Vice-premier Wang Yang said the two countries needed to build trust and co-operation like a married couple, as he stood with the US Treasury secretary, Jack Lew.
Both officials came to their positions this year and are co-chairing the US-China Strategic and Economic Dialogue, an annual meeting between the world’s two biggest economies.
“In China when we say a pair of new people, we mean a newlywed couple,” Wang said about himself and Lew. “Although US law does permit marriage between two men, I don’t think this is what Jacob or I actually want.”
Wang went on to describe how the United States and China had to build trust like a married couple, and respect each other’s right to speak.
“[But] we cannot have a divorce the way Wendi and Rupert Murdoch just had,” Wang said, referring to the News Corp chief executive and his Chinese-born wife of 14 years, Wendi Deng. “For that, it would be too big a price to pay.”
Lew briefly smiled down at his notes after Wang’s comments, but many members of the Chinese delegation squirmed.

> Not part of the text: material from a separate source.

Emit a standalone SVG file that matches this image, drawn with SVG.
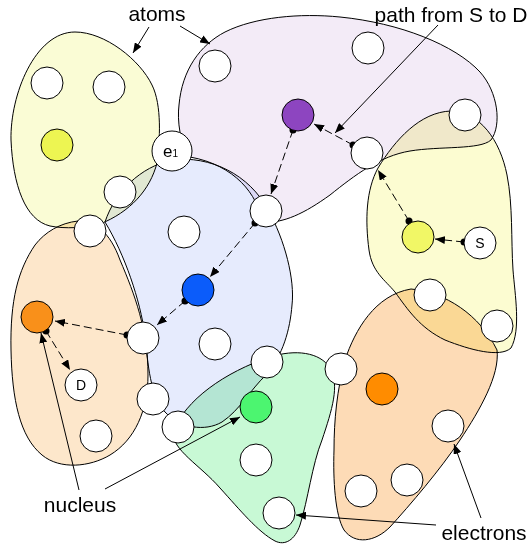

Wang, one of China’s best-known reformers, became one of four vice-premiers in March after serving as the Communist party chief in Guangdong, one of China’s richest and most liberal provinces.
Wang has less foreign and diplomatic experience than his colleague in the Chinese delegation, state councillor Yang Jiechi, who kept his remarks much more serious during the opening session earlier on Wednesday.
Wang said he had not been in the United States for 10 years and wasn’t sure how much had changed.
“Well, in the past two days, I can see that the Americans are still taller than the Chinese and still have a stronger body and longer nose than the Chinese. [So] nothing much has changed, so I feel more confident of my visit this time.”
A senior US administration official said Wang was impressive, amusing with an easygoing manner.
“Sometimes humour doesn’t translate into a foreign language, but I thought he showed a good sense of humour,” the official said.